In this week's lab 2, the first exercise looked at identifying various tones and textures in an aerial photograph which shown in the map 1. In the second exercise, features had to be identified in the aerial photograph which is shown in map 2. The features that we had to identify were shape-size, shadow, pattern, and association. The last exercise, we had to select five features and note the color changes between a true color photograph and a false color photograph. This lab was very interesting since we were applying the knowledge of the recognition elements to our examination of these aerial photographs.

Special Topics In GIS (GIS5935): Lab 1

In this week's lab, we learned how to calculate metrics for spatial data quality. The first image shows the precision and accuracy of the GPS Unit's results. The number of waypoints that were analyzed were 50. The data had to be projected from GCS WGS 1984 to UTM N17 NAD 1983. This allows us to be able to measure these points using metrics instead of degrees. We had to find out the accuracy and precision of the data. The result of the horizontal accuracy is 3.2 meters. The horizontal precision is 4.5 meters. The both of the results are 0.7 meters off from each other. The vertical accuracy is 5.96 meters and the vertical precision is 0.9 meters. The difference between the two vertical results is substantial. The measured difference between the two is 5.06 meters.  The second image is a CDF scatterplot chart of the error of x and y coordinates from 200 points. 
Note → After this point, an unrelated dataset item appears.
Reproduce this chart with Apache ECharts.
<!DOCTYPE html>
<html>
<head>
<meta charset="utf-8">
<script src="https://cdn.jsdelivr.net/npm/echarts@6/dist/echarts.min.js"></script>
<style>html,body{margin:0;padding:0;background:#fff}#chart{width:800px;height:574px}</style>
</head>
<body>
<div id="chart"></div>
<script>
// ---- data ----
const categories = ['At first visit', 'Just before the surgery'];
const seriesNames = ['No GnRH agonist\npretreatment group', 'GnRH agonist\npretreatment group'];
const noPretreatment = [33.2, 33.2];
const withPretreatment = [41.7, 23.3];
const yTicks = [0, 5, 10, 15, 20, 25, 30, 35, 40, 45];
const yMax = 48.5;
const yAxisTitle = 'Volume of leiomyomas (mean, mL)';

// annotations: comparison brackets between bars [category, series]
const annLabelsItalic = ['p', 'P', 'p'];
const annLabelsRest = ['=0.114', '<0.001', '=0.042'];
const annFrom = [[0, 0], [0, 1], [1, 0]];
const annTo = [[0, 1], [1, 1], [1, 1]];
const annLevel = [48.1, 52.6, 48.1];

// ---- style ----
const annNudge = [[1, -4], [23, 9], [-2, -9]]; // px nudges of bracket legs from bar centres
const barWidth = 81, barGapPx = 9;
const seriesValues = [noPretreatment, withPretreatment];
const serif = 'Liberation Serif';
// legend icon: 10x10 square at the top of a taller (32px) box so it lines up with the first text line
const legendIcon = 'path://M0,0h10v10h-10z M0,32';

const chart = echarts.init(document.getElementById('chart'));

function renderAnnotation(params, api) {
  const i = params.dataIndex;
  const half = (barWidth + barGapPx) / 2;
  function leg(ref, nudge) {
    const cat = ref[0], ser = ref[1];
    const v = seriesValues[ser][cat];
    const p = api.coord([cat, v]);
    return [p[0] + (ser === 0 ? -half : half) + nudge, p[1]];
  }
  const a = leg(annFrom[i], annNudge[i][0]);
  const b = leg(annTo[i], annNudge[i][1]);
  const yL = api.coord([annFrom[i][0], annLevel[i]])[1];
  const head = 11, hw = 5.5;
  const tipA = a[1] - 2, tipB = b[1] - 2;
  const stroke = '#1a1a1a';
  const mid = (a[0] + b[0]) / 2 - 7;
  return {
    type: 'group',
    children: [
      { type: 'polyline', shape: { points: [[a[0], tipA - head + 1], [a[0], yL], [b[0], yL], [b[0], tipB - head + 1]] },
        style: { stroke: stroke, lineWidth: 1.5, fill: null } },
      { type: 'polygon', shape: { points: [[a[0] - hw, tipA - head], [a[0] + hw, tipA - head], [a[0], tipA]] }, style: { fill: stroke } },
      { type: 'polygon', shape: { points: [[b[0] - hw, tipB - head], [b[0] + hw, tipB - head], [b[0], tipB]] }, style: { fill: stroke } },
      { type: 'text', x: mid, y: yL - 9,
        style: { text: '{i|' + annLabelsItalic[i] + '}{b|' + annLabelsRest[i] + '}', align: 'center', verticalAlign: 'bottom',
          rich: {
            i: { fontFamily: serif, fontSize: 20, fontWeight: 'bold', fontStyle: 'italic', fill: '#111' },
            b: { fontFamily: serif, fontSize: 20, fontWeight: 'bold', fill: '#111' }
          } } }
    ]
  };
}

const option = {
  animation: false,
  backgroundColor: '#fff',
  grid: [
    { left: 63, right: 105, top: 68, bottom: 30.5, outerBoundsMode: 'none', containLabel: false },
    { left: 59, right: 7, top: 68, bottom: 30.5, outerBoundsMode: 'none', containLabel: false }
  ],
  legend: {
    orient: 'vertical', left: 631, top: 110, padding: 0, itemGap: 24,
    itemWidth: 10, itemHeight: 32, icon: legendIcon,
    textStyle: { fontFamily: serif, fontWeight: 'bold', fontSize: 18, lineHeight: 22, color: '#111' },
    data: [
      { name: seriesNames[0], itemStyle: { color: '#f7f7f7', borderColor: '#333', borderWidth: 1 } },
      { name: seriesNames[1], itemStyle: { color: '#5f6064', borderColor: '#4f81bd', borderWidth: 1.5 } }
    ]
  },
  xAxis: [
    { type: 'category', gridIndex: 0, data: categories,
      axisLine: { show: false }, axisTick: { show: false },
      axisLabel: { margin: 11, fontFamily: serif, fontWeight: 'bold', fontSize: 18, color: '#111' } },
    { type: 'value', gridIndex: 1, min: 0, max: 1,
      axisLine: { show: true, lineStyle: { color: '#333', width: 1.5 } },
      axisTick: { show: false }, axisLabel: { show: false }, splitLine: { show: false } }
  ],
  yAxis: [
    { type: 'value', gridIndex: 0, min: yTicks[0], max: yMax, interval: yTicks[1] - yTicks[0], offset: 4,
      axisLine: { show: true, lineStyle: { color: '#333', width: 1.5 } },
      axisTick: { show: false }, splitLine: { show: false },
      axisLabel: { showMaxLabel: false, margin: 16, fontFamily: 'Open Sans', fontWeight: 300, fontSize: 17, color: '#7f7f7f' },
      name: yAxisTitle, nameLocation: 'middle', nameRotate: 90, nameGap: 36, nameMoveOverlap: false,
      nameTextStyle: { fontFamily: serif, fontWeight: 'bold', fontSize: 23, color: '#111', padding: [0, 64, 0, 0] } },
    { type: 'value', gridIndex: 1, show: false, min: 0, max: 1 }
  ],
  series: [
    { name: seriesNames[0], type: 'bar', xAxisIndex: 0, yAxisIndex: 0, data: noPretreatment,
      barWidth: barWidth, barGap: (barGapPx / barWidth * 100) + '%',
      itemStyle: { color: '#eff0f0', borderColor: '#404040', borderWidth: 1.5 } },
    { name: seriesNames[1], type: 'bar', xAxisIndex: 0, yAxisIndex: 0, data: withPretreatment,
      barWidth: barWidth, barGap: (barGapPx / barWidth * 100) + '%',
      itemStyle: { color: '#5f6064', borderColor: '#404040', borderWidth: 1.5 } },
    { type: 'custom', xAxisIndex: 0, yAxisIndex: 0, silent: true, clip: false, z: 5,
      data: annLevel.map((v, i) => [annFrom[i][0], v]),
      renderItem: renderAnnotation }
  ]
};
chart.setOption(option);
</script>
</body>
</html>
The horizontal accuracy was measured by measuring the reference point and the average location point. The Measure tool was used to measure the distance between the point which give the resulted number of what the horizontal accuracy is. The precision was found by sorting the distance field in the attribute table of the spatial joined data sets and assuming that the first number that was listed was 2% and count all the way to 68%.

Photo Interpretation and Remote Sensing (GIS4035): Own Your Map

In this week's lab, we had to created a map showing the UWF Campus location in Escambia County, FL. The major rivers and interstate data had to clipped to the shape of Escambia County. This assignment was relatively easy to complete since I had already done this assignment before in the Intro to GIS course this Spring and this lab was like a refresher for me.

GIS Programming (GIS5103): Module 11

In this week's module, we learned how to share tools that we created for ArcMap. The first way of sharing an ArcPy script tool is compressed the original folder that houses the script into a .zip file. The second way is putting the tool files on the local network (this is only relative if you are on shared network environment). The third way is to publish the toolbox as a geoprocessing service which can be publically assessable to anyone on the Internet.  We also learned how to embedded our scripts into the script. By embedding the script into the script tool, you can share the toolbox file instead of a .zip file which has three different files or more. Another benefit of embedding the script is that you can place a password on the script to prevent people from editing or viewing the script.

Some of the highlights of what I learned this semester:

1.       I think the interesting thing I learned in this class was in Module 9. I thought that using the Python script to find areas that had certain characteristics by using parameters, such as, slope, aspect, and landcover type was a great way to cut the time of finding each of these characteristics. It was kind of fun having a script that able to perform multiple functions.

2.       The most useful thing that I learned was making sure that the line of code was in the right location in the script because certain lines of code should not be placed in the for loop. I found this out when I was working on Module 8’s script; I was trying to print each point’s Feature OID, Vertex ID, X coordinate, Y coordinate, and the name of the river feature.

GIS Programming (GIS5103): Module 10

In this week's module, we learned aspects of creating a script tool for ArcGIS and how to modify the script to fit the need of the project's tool. We created a toolbox to house the newly created script tool. The parameters were set using the Parameter Tab in the Properties window so that the imported script will function in ArcMap. After setting the parameters in ArcMap, the script had to be modified in PythonWin. The parameters' variables had to be changed to from specifically located files to open input. The arcpy.GetParameter() function was applied to parameters' variables. Along with the changing the variables, the print statements had to be replaced with arcpy.AddMessage() statements so that ArcMap can print the messages in the Results tab.